◆ **Recorded information**

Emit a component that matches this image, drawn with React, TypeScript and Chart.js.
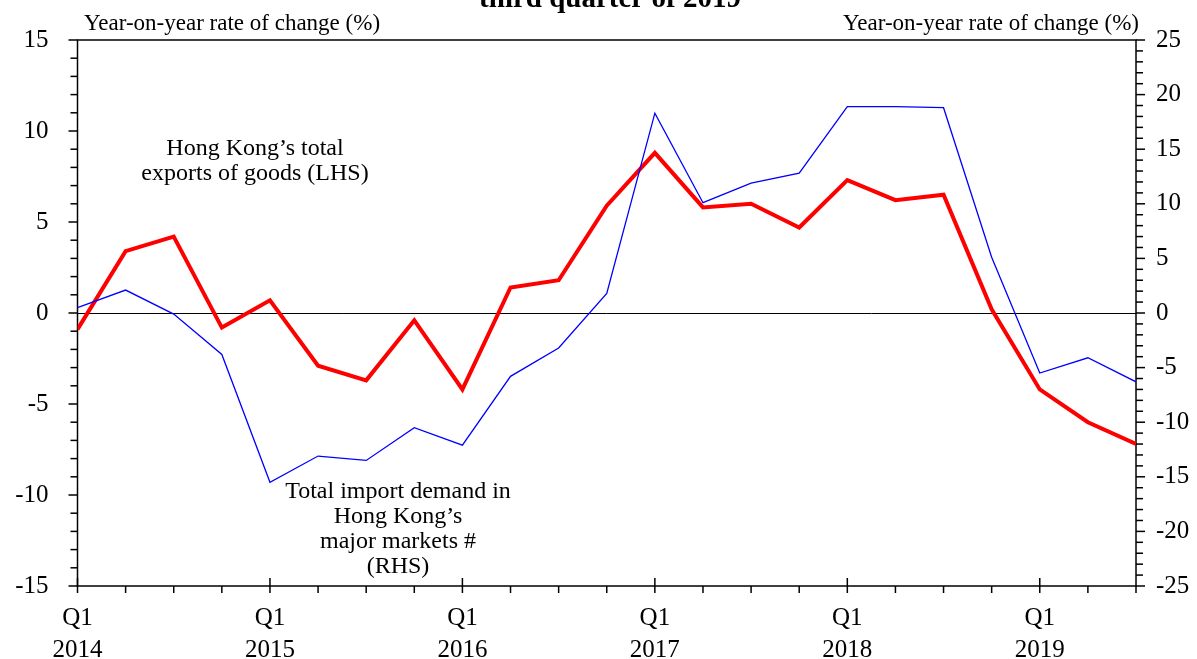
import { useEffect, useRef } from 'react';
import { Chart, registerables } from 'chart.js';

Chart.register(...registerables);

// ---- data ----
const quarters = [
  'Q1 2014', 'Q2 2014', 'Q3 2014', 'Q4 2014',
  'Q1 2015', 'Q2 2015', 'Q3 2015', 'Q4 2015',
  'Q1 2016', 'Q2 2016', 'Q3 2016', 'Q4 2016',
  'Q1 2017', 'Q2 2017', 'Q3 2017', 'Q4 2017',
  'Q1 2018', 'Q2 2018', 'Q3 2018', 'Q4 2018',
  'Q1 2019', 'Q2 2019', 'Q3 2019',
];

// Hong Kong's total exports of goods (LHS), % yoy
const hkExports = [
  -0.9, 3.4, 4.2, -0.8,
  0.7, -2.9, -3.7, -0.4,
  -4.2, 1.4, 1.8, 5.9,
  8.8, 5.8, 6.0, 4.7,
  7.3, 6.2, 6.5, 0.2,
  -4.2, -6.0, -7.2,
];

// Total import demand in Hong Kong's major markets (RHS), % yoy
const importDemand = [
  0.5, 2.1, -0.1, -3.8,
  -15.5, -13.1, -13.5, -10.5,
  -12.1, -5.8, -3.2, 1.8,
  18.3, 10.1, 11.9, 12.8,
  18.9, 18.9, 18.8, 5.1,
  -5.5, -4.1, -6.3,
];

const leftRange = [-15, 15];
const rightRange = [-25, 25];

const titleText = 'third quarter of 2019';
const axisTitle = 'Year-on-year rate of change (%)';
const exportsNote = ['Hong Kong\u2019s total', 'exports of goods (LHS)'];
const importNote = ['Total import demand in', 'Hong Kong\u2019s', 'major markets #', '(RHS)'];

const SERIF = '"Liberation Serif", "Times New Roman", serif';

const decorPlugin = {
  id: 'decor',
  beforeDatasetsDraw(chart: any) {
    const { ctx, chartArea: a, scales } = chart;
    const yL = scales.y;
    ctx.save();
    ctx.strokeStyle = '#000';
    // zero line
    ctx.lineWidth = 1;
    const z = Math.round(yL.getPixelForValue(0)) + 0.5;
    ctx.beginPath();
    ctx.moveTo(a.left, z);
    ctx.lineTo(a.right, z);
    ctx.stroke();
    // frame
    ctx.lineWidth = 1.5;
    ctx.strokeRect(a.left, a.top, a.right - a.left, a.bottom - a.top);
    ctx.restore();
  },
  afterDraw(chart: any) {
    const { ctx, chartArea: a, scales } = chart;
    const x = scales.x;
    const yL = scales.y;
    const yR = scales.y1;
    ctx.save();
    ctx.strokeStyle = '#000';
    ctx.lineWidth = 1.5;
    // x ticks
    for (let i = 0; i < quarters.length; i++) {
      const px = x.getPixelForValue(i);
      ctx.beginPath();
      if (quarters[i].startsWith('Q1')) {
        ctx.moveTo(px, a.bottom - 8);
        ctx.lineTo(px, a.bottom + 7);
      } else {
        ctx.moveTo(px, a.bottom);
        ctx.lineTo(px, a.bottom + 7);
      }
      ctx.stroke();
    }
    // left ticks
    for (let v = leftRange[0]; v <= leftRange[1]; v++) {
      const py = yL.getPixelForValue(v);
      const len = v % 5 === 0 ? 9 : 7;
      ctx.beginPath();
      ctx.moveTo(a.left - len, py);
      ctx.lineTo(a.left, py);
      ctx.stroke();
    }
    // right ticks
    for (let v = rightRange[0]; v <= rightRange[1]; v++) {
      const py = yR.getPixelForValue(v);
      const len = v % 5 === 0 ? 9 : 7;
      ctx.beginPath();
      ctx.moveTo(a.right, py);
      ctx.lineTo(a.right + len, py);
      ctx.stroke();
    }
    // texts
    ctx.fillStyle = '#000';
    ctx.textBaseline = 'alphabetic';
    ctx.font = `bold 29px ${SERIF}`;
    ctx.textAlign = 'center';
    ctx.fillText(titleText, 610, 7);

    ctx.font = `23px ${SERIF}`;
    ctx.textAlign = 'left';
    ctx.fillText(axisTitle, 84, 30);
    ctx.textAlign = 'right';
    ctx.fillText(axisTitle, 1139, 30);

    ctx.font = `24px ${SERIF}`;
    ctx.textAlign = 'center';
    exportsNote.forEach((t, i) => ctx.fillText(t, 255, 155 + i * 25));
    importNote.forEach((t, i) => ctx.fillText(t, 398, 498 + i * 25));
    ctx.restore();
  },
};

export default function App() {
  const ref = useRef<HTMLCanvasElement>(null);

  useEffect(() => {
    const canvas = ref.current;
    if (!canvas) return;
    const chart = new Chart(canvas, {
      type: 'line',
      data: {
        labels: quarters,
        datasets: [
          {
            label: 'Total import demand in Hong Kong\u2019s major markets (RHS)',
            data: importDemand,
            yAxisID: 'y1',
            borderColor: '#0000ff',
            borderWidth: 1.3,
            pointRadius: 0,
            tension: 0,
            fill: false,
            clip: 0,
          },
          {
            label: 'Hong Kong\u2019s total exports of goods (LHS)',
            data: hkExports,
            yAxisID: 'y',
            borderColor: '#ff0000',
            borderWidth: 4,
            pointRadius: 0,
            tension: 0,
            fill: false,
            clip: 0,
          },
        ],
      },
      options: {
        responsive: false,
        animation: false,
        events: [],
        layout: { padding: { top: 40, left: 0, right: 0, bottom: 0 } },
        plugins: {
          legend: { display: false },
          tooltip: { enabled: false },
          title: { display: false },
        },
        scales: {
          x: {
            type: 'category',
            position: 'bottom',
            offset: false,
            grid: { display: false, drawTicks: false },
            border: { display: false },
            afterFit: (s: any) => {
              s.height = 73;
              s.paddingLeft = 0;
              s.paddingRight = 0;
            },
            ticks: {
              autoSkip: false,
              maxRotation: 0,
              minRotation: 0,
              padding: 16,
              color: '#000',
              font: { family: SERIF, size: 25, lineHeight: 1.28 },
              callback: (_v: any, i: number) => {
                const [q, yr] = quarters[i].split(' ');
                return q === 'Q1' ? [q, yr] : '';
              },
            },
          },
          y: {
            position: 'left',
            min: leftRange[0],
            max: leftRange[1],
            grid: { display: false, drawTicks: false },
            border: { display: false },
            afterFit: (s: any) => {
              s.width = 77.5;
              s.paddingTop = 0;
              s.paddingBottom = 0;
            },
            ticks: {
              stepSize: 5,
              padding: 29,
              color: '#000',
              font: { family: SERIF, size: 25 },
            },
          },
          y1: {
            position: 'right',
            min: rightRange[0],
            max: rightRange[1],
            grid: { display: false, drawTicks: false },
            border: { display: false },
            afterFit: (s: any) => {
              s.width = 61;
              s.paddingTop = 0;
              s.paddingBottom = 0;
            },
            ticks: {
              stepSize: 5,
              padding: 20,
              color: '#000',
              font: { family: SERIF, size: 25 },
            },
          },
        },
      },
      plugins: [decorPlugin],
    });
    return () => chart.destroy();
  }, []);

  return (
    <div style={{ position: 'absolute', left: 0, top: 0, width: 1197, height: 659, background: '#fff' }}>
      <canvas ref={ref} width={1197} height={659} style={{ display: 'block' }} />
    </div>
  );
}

◆ **Task brief**
From the top of the listing above, repeat each line exactly until you reach the line containing "const rightRange = [-25, 25];", and repeat that one too. Leave the pictures out.

◆ **Exercise result**
Emit a component that matches this image, drawn with React, TypeScript and Chart.js.
import { useEffect, useRef } from 'react';
import { Chart, registerables } from 'chart.js';

Chart.register(...registerables);

// ---- data ----
const quarters = [
  'Q1 2014', 'Q2 2014', 'Q3 2014', 'Q4 2014',
  'Q1 2015', 'Q2 2015', 'Q3 2015', 'Q4 2015',
  'Q1 2016', 'Q2 2016', 'Q3 2016', 'Q4 2016',
  'Q1 2017', 'Q2 2017', 'Q3 2017', 'Q4 2017',
  'Q1 2018', 'Q2 2018', 'Q3 2018', 'Q4 2018',
  'Q1 2019', 'Q2 2019', 'Q3 2019',
];

// Hong Kong's total exports of goods (LHS), % yoy
const hkExports = [
  -0.9, 3.4, 4.2, -0.8,
  0.7, -2.9, -3.7, -0.4,
  -4.2, 1.4, 1.8, 5.9,
  8.8, 5.8, 6.0, 4.7,
  7.3, 6.2, 6.5, 0.2,
  -4.2, -6.0, -7.2,
];

// Total import demand in Hong Kong's major markets (RHS), % yoy
const importDemand = [
  0.5, 2.1, -0.1, -3.8,
  -15.5, -13.1, -13.5, -10.5,
  -12.1, -5.8, -3.2, 1.8,
  18.3, 10.1, 11.9, 12.8,
  18.9, 18.9, 18.8, 5.1,
  -5.5, -4.1, -6.3,
];

const leftRange = [-15, 15];
const rightRange = [-25, 25];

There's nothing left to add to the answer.